According to President Akufo-Addo his Government was laying a strong foundation for an educated and skilled workforce for the future, adding that “we are investing in our future scientists, engineers, modern farmers, innovators, entrepreneurs, and transformation agents!” 


Delivering the keynote address on the theme: “Enough Rhetoric: Catalysing an Era of Concrete Action” at the 2018 Oxford Africa Conference at the University of Oxford on Friday, President Akufo-Addo said his Government  was placing emphasis on science, technology, engineering and mathematics education to drive all sectors of the Ghanaian economy.


President Akufo-Addo explained that resources were being committed to basic and applied science, and engineering to ensure that the critical need for technicians and engineers was met, adding that the process also encompassed a scaling up of technical, vocational and education training to supply the skills needed to build a modern economy.
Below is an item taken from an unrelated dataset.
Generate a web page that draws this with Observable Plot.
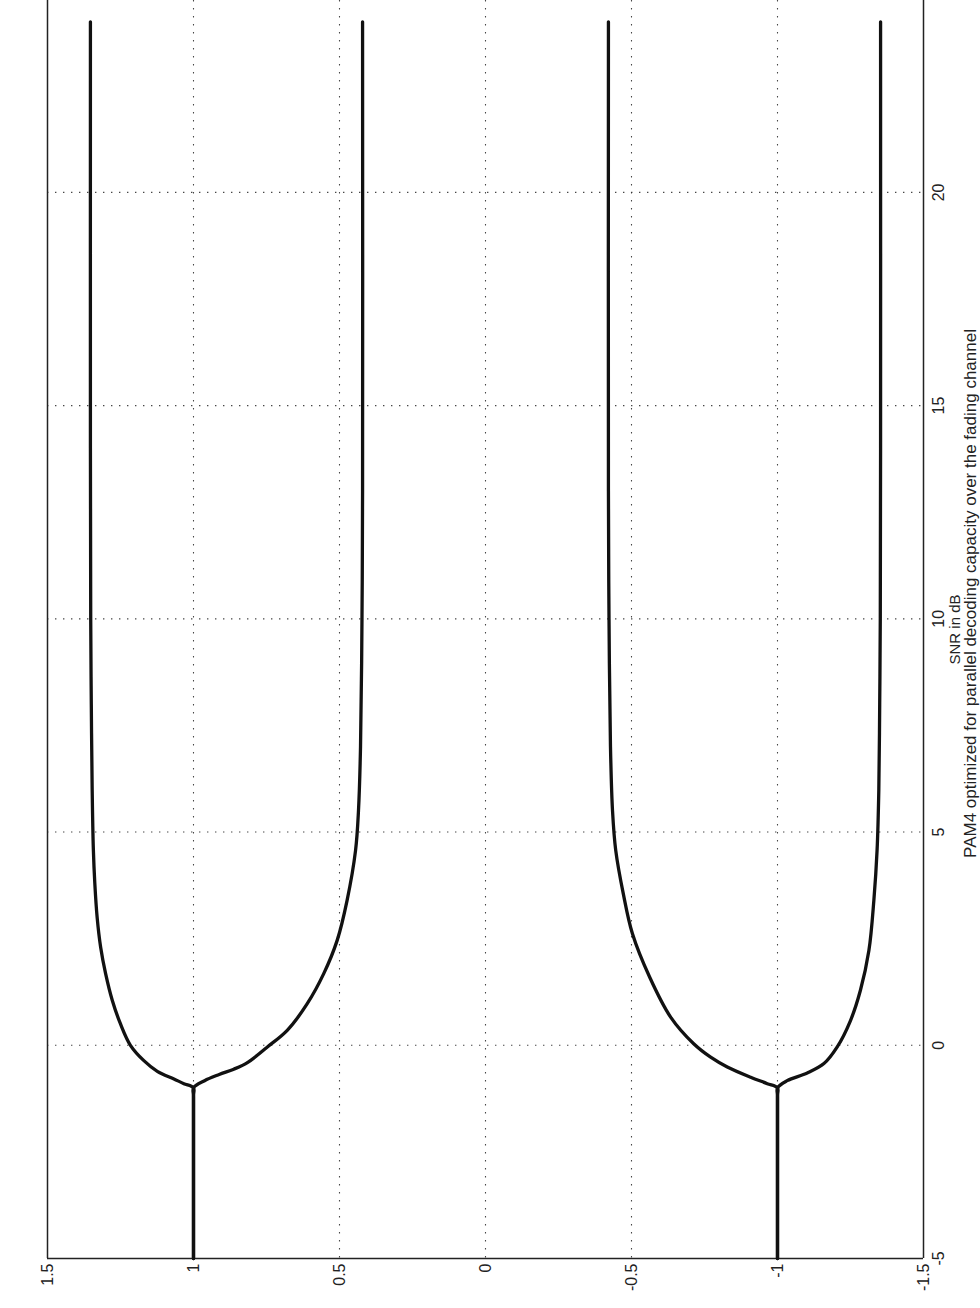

Increased trade among African countries


On the issue of trade and investment among African countries, President Akufo-Addo said the recent ratification of the Continental Free Trade Area agreement by the Ghanaian Parliament meant that the era of low volumes of intra-continental trade that had characterised the activities of the African economies would end.


“Up till now, trade between African regions has remained low compared to other parts of the world. In 2000, intra-regional trade accounted for 10% of Africa’s total trade and increased marginally to 11% in 2015. Trading amongst members of the European Union, for example, amounted to 70% in 2015,” the President said.


He noted that with Africa’s population set to reach the 2 billion mark in 20 years, an increase in intra-regional trade in Africa was the surest way to develop fruitful relations among African countries.


This market, he argued, would present immense opportunities in wealth and prosperity to the African people, with hard work, ingenuity, innovation and enterprise.


“It will mean a rapid increase in exchanges of our agricultural, financial, industrial, scientific and technological products, which will enhance dramatically our attainment of prosperity, and the prospects of employment for the broad masses of Africans, particularly our youth. Our economies would then be shaped not by the production and export of raw materials, but by the things we make,” he emphasized.